The duration of the transit and the measured change in starlight tells us about the relative sizes of the star and planet. Several transit observations, combined with information about the star, can inform us about the planet’s orbital period, star-planet orientation with respect to our line of sight (inclination), star-planet distance (semi-major axis), stellar mass, planet mass, and more. Several ground- and space-based observatories like Kepler and the Transiting Planets and Planetesimals Small Telescope (TRAPPIST) have contributed to the cataloging of these parameters for over 3700 confirmed exoplanets.

Spectroscopy observations add another dimension to these parameters: composition. Spectroscopy allows us to look at individual wavelengths of light, and we can measure the composition of an exoplanet at two points in its orbit. First is through reflection spectroscopy, where observations take place just before and right after a secondary eclipse. The light reflected off of the planet tells us what kind of light the planet absorbs and what kind it reflects. The second is transmission spectroscopy, which is obtained during a primary eclipse. If the planet has an atmosphere, some of the starlight will be absorbed by the atmospheric gas and some will the transmitted. Measuring the change in light between an eclipse and a non-eclipse provides insights into the composition of the planet and its atmosphere.

CUTE is focused on the studying atmospheres via primary transits.
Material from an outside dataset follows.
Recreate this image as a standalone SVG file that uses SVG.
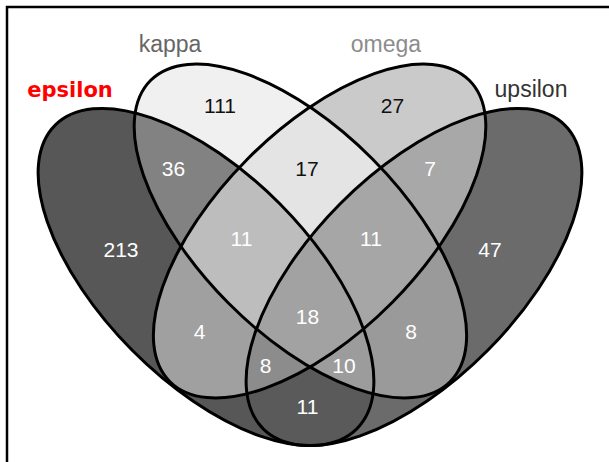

How does the planet’s atmosphere alter the starlight during the transit? CUTE’s target list is filled with hot Jupiters, gas planets similar to Jupiter in mass but with orbital periods of a few days, i.e., very close to their parent stars. The atmospheres of these hot Jupiters may begin transiting its host star just before the body of the planet does, producing a different shaped light curve than if there was no atmosphere (see transit image above). We can learn about the shape, size, and composition of the atmosphere by comparing the change in starlight as the planet passes in front of its star.

CUTE’s Dedicated Study

The majority of transit spectroscopy has been observed in the infrared, which probes the lower atmospheres of exoplanets. The upper planets can be studied through ultraviolet (UV) transit spectroscopy, though only a handful (< 10) of planets have been observed in the UV. The UV data has produced predictions of inflated atmospheres and ongoing mass-loss, as well as potentially asymmetric transit light curves, corresponding to an asymmetric atmosphere. These observations and their interpretations are complicated by three primary factors: 1) the paucity of observed systems prevent a statistical treatment of short-period exoplanet atmospheres; 2) independent analyses of the few available data sets have produced discrepant results in most cases; 3) many exospheric signatures detected so far appear time-dependent.

A simulated transit light curve, filled out over three exoplanet transits. Multiple transit observations are necessary to fill out a single light curve because as CUTE’s view of the exoplanet’s star is periodically blocked by Earth for a portion of a single transit.

CUTE’s advantage lies in its ability to measure several transits of a single exoplanet in the same spectral window, for an ensemble of targets orbiting several different kinds of stars. Larger space observatories, like the Hubble Space Telescope, can produce fantastic spectra of transiting exoplanets, but are constrained by a large number of diverse observational programs carried out in a given year; obtaining five – six complete transits for the approximately 12 primary CUTE targets would require ~1000 Hubble orbits.

CUTE will provide critical time-domain information by observing ~ five – ten transits of the same system. This data will allow for the statistical treatment of exoplanet atmospheres, and relay fundamental insights into the atmospheric processes and mass-loss rates, and may even determine if these planets are magnetized.